The attribute is defined as a characteristic or quality of an object. In statistics classifying data based on attributes or characteristics is known as Qualitative Classification of data.
Example: Region, Caste, Beauty, Honesty, etc.
2. Quantitative (Variables)
The characteristics which can be measured and can be expressed in quantitative terms are called Quantitative Characteristics.
Example: Height, Income, etc.
A Quantitative Characteristic is also called a variable.
Types of Variable -:
1. Discrete variable -:
Any variable taking specific measured values in a given range is called a Discrete Variable.
2. Continuous variable -:
Any variable which takes all possible values or integral values in a given range is called a Continuous Variable.
Data are in fact fundamentals or raw materials of Statistics.
Information, facts, and figures relative to a particular phenomenon on the study is the collection of reliable data.
Data are collected with regards to one or more characteristics “variables” and “attributes”.
Types of Data -:
1.Primary Data -:
The data which are originally collected by an investigator or agency for the first time for any statistical investigation is called Primary data.
2. Secondary Data -:
The data which have already been collected and processed by others and available in public sources such as magazine, journals are called Secondary data.
Condensation and Summarization of Data
There are various methods that bring about condensation or summarization of data.
(i) Classification and Tabulation
(ii) Diagrammatic and Graphical representation
(1) Classification -:
The process of arranging data in groups or classes according to their common characteristics or similarities is called Classification.
The classified data is readily suitable for further processing like tabulation analysis and interpretation.
Kind of Classification -:
1.) Geographical or Special classification
2.) Chronological classification
3.) Qualitative classification
4.) Quantitative classification
By tabulation, we need systematic presentation or arrangement of data in rows or columns in accordance with some salient features or characteristics.
Frequency Distribution -:
When observations are available on a single variable (discrete or continuous) for a large number of individuals, it becomes necessary to reduce the volume of the numerical data without losing any information of interest.
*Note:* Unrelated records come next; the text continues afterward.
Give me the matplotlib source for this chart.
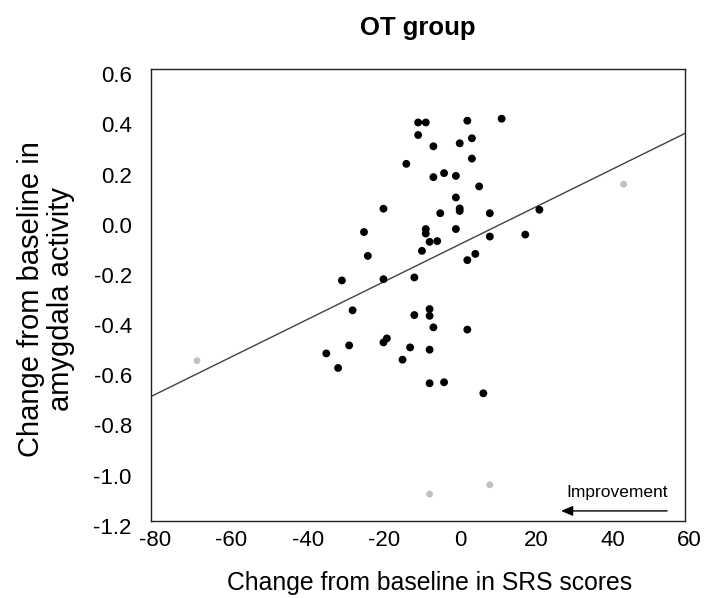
import matplotlib
matplotlib.use("Agg")
import matplotlib.pyplot as plt
from matplotlib.transforms import ScaledTranslation
import numpy as np

plt.rcParams['font.family'] = ['Liberation Sans', 'DejaVu Sans']
plt.rcParams['axes.unicode_minus'] = False

# ---- data ----
title = "OT group"
x_label = "Change from baseline in SRS scores"
y_label = "Change from baseline in\namygdala activity"

black_x = [-10.0, -8.0, 2.9, 11.9, -10.0, 4.1, -6.0, 0.9, 4.1, -13.1,
           -3.2, -6.0, -0.1, 6.0, -0.1, 0.9, 0.9, -19.1, -4.2, 8.8,
           21.8, -24.2, -8.0, -8.0, -0.1, 18.1, 8.8, -7.0, -5.0, -23.2,
           -9.0, 5.0, 2.9, -30.0, -19.1, -11.0, -27.2, -7.0, -7.0, -11.0,
           -6.0, 2.9, -28.1, -19.1, -18.2, -34.1, -12.1, -7.0, -31.0, -14.1,
           -7.0, -3.2, 7.1]
black_y = [0.388, 0.388, 0.395, 0.403, 0.338, 0.325, 0.293, 0.305, 0.244, 0.223,
           0.186, 0.170, 0.175, 0.133, 0.089, 0.045, 0.035, 0.044, 0.026, 0.026,
           0.040, -0.049, -0.037, -0.055, -0.037, -0.059, -0.067, -0.088, -0.085, -0.144,
           -0.124, -0.136, -0.161, -0.242, -0.237, -0.230, -0.361, -0.356, -0.383, -0.380,
           -0.429, -0.438, -0.501, -0.489, -0.473, -0.533, -0.509, -0.518, -0.591, -0.558,
           -0.652, -0.648, -0.692]

gray_x = [-68.0, 43.9, -7.0, 8.8]
gray_y = [-0.562, 0.142, -1.094, -1.057]

trend_slope = 0.00749
trend_intercept = -0.105

x_ticks = [-80, -60, -40, -20, 0, 20, 40, 60]
x_tick_labels = ["-80", "-60", "-40", "-20", "0", "20", "40", "60"]
y_ticks = [0.6, 0.4, 0.2, 0.0, -0.2, -0.4, -0.6, -0.8, -1.0, -1.2]
y_tick_labels = ["0.6", "0.4", "0.2", "0.0", "-0.2", "-0.4", "-0.6", "-0.8", "-1.0", "-1.2"]

annot_text = "Improvement"
arrow_start = (55.3, -1.161)
arrow_end = (27.5, -1.161)
annot_pos = (55.6, -1.086)

# ---- figure ----
W, H = 705, 598
fig = plt.figure(figsize=(W / 100, H / 100), dpi=100)
ax = fig.add_axes([151.3 / W, 1 - 520.7 / H, (685 - 151.3) / W, (520.7 - 69.3) / H])

ax.set_xlim(-80, 60)
ax.set_ylim(-1.2, 0.6)

# trend line
xs = np.array([-80, 60])
ax.plot(xs, trend_slope * xs + trend_intercept, color='#404040', lw=1.0, zorder=2)

ax.scatter(gray_x, gray_y, s=24, color='#c0c0c0', edgecolors='none', zorder=3)
ax.scatter(black_x, black_y, s=32, color='black', edgecolors='none', zorder=4)

ax.set_xticks(x_ticks)
ax.set_xticklabels(x_tick_labels)
ax.set_yticks(y_ticks)
ax.set_yticklabels(y_tick_labels)
ax.tick_params(axis='both', length=0, labelsize=16, colors='black')
ax.tick_params(axis='x', pad=7)
ax.tick_params(axis='y', pad=14)

for lab in ax.get_xticklabels():
    lab.set_transform(lab.get_transform() + ScaledTranslation(4 / 100, 0, fig.dpi_scale_trans))
for lab in ax.get_yticklabels():
    lab.set_transform(lab.get_transform() + ScaledTranslation(0, -5 / 100, fig.dpi_scale_trans))

for sp in ax.spines.values():
    sp.set_color('#202020')
    sp.set_linewidth(1.0)

# annotation
ax.annotate("", xy=arrow_end, xytext=arrow_start,
            arrowprops=dict(arrowstyle='-|>,head_length=0.7,head_width=0.3',
                            color='black', lw=1.0, shrinkA=0, shrinkB=0))
ax.text(annot_pos[0], annot_pos[1], annot_text, ha='right', va='center', fontsize=12.5)

# labels & title
fig.text(418 / W, 1 - 28 / H, title, ha='center', va='center', fontsize=18.5, fontweight='bold')
fig.text(430 / W, 1 - 583 / H, x_label, ha='center', va='center', fontsize=17.8)
fig.text(46 / W, 1 - 299 / H, y_label, ha='center', va='center', fontsize=21,
         rotation=90, linespacing=1.08, multialignment='center')

fig.savefig("out.png", dpi=100)
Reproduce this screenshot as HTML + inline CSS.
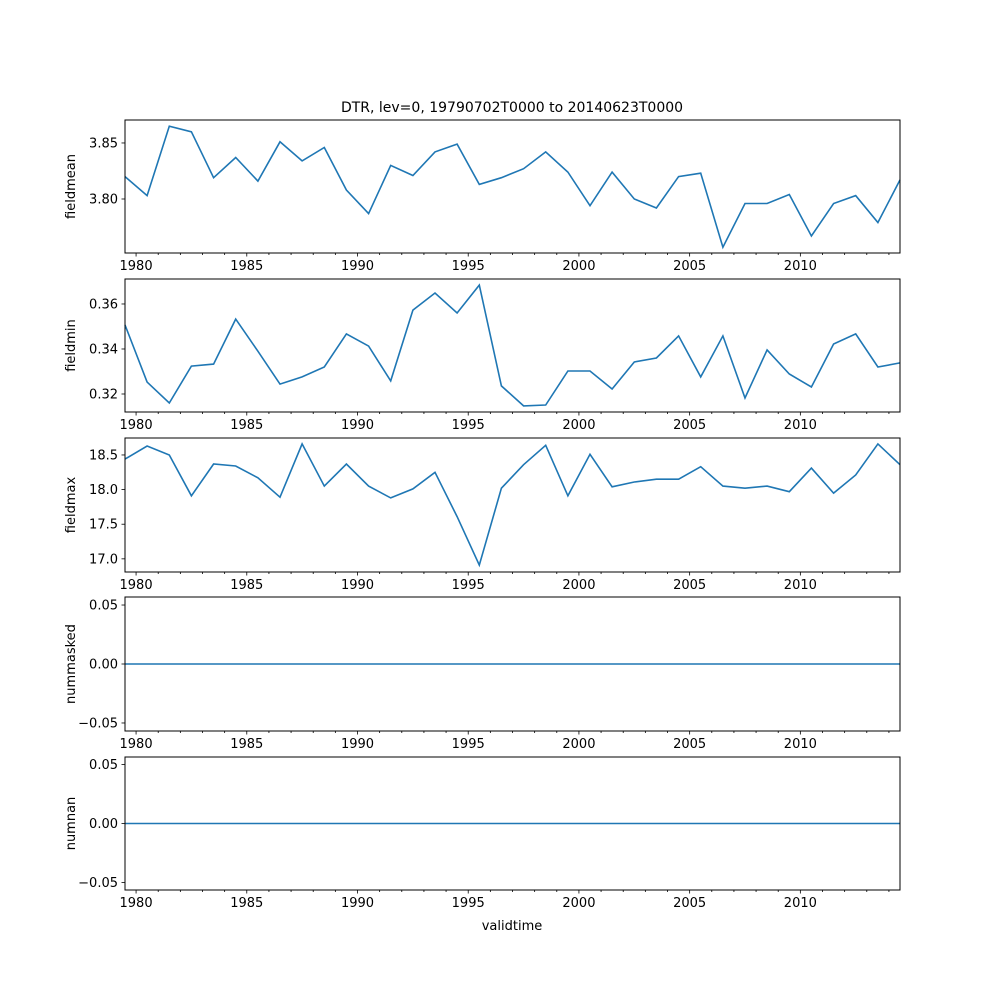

A convenient method of reduction or condension is forming a frequency distribution.
This is done by arranging observed values of the variables or groups of classes together with their frequency.
Rules for Classification of Data
1.) The classes should be clearly defined without any ambiguity.
2.) The classes should be mutually exclusive or non-overlapping i.e. each observation must be included in one of the classes and the classes should be non-overlapping.
3.) The number of classes should neither be too large nor too small.
4.) In determinant classes that are open-end classes like less than or greater than should be avoided as far as possible.
5.) The class intervals should be equally wide.
6.) The class limit should be chosen in such a way that the mid-value of the class interval and the actual average of the observation in the class intervals as near to each other as possible.
(ii) Diagrammatic and Graphical Representation
Diagramatic and graphical representation of data is the method of presenting the data in a condensed and summary form is used of diagram and graphs. They are the geometrical figures like points, lines, bars, rectangles, squares, circles, cubes, pictures, maps, or charts.
(i) Diagrams and graphs provide a visual representation of statistical data in a simple readily comprehensible and intelligent form and thus easy to understand.
(ii) They easily highlight the salient features of the collected data, facilitated comparisons among two or more sets of data, and available for us to study the relationship between them more readily.
(iii.)They reveal the trends if any present in the data, more privily than the tabulated data.
Difference Between Graphs and Diagrams
(i) Since graphs are constructed on graph paper, they help us to study the mathematical relationships between two or more variables, but diagrams are generally constructed on plane paper and are used for comparisons only and not for studying, the relationship between the variables.
(ii) Diagrams provide only approximate information. They do not have much use to a statistician or to a research worker for further mathematical treatment or statistical analysis.
But graphs are more precise and accurate than diagrams and are quite helpful for the study of slopes, trends, rate of changes, and estimation.
(iii) Graphs are used for the study of time series and frequency distribution but diagrams fail for this, They are only useful for categorical and geographical data.
(iv) Construction of graphs is easier as compared to the construction of diagrams.